図1:2022年12月18日新潟県における24時間累積降雪量の事例

 

○特徴1:高精度な気象予測

『JWA統合気象予測』は、日本気象協会が自信をもって提供する、高精度な気象予測です。例として、2022年12月18日の新潟県での24時間累積降雪量の事例を上記の図1に示します。降雪の範囲・量ともに、観測値(アメダス)とよく一致していることが分かります。
『JWA統合気象予測』の予測精度を、2022年12月~2023年1月(2カ月間)の気象庁予測と比較します(図2)。グラフは、気象庁予測の降雨降雪の一致率(※雨や雪を予測した際に、実際に降っていたかを示す指標)を100%とした際の、『JWA統合気象予測』の一致率を「改善率」として表しています。降雨降雪の捕捉率(※雨や雪が実際に降った際に、予測できていたかを示す指標)についても同様です。「改善率」が100%よりも大きければ大きいほど、『JWA統合気象予測』の精度が良いことを示します。一致率については「改善率」はおおむね100%程度で推移し、気象庁予測と同程度の精度です。一方で、捕捉率については「改善率」が最大で約210%を示し、降雨降雪の見逃しが大幅に軽減された精度の高い予測になりました。『JWA統合気象予測』は降雨や降雪に対して、空振りになることも、見逃すことも少ない、バランスの良い予測を実現しています。
 

図2:予測精度の比較グラフ

 

※ここでは、気象庁が提供している天気の推計値である推計気象分布を正解とし、時間ずれを考慮しない1時間ごとの降雨降雪の有無の精度で比較しています。気象庁予測は、図の予測時間36時間先までがMSMガイダンス[注1]予測値、48時間先以降がGSMガイダンス[注2]予測値によるものです。対象地点は、全国56カ所の管区気象台および地方気象台としています。

○特徴2:高頻度な気象予測

『JWA統合気象予測』は、高頻度に予測を提供しながらも予測傾向の変化が少ない気象予測です。78時間先までの予測値は1日24回、345時間先までの予測値は1日4回更新します。このように頻繁に予測を更新しながらも、予測傾向の変化やブレが少ない安定した予測を実現しました。これにより、早い段階からの意思決定に気象予測を利用しやすくなりました。
 

 

○特徴3:高解像度な気象予測

『JWA統合気象予測』は2週間先まで1 kmメッシュで提供する気象予測です。きめ細かい予測データにより、さまざまな事業に気象予測を利活用できます。

 

 

『JWA統合気象予測』の手法

『JWA統合気象予測』は、「補正処理」と「統合化処理」を行うことで高精度な予測を実現しています。

『JWA統合気象予測』には、日本気象協会独自の予測モデルであるSYNFOS[注3]や、国内外複数の気象機関の予測モデルを利用しています。
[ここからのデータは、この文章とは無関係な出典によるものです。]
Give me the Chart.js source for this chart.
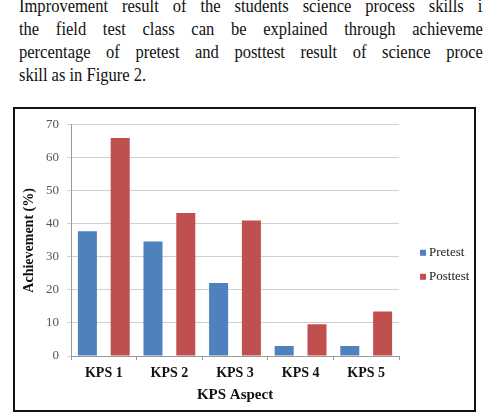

モデルにはそれぞれ「予測の癖」が存在します。各モデルをそのまま利用するのではなく、過去のデータや気象学的な知見を用いて「予測の癖」を直し、精度の良い予測になるよう「補正処理」を行います。続いて、「補正処理」を行った各モデルの「予測精度」に応じた「統合化処理」を行い精度の高い予測を算出します。
 

「予測の癖」や「予測精度」は季節や地域によって日々変化します。変化に追随すべく、これらの「補正処理」と「統合化処理」を、日々自動的にアップデートするシステムを構築し『JWA統合気象予測』に導入しています。

 日本気象協会は、今後も継続的な予測精度の検証と向上に努め、安全・安心・快適な社会づくりに貢献していきます。

以上
 

注1

MSMガイダンスとは:
日本および近海の大気を対象とした気象庁の数値予報モデル(Meso-Scale Model)の結果を、予報に必要な要素へ客観的に翻訳したもの。(参照 https://www.jma.go.jp/jma/kishou/know/yougo_hp/shiryo.html

注2

GSMガイダンスとは:

地球全体の大気を対象とした気象庁の数値予報モデル(Global Spectral Model)の結果を、予報に必要な要素へ客観的に翻訳したもの。(参照 https://www.jma.go.jp/jma/kishou/know/yougo_hp/shiryo.html

注3

SYNFOS(しんふぉす)とは:

2005年から提供している日本気象協会独自の数値予報モデル。1988年に日本気象協会が開発した国内民間気象会社初の独自数値予報モデル「ANEMOS(あねもす)」の次世代モデル。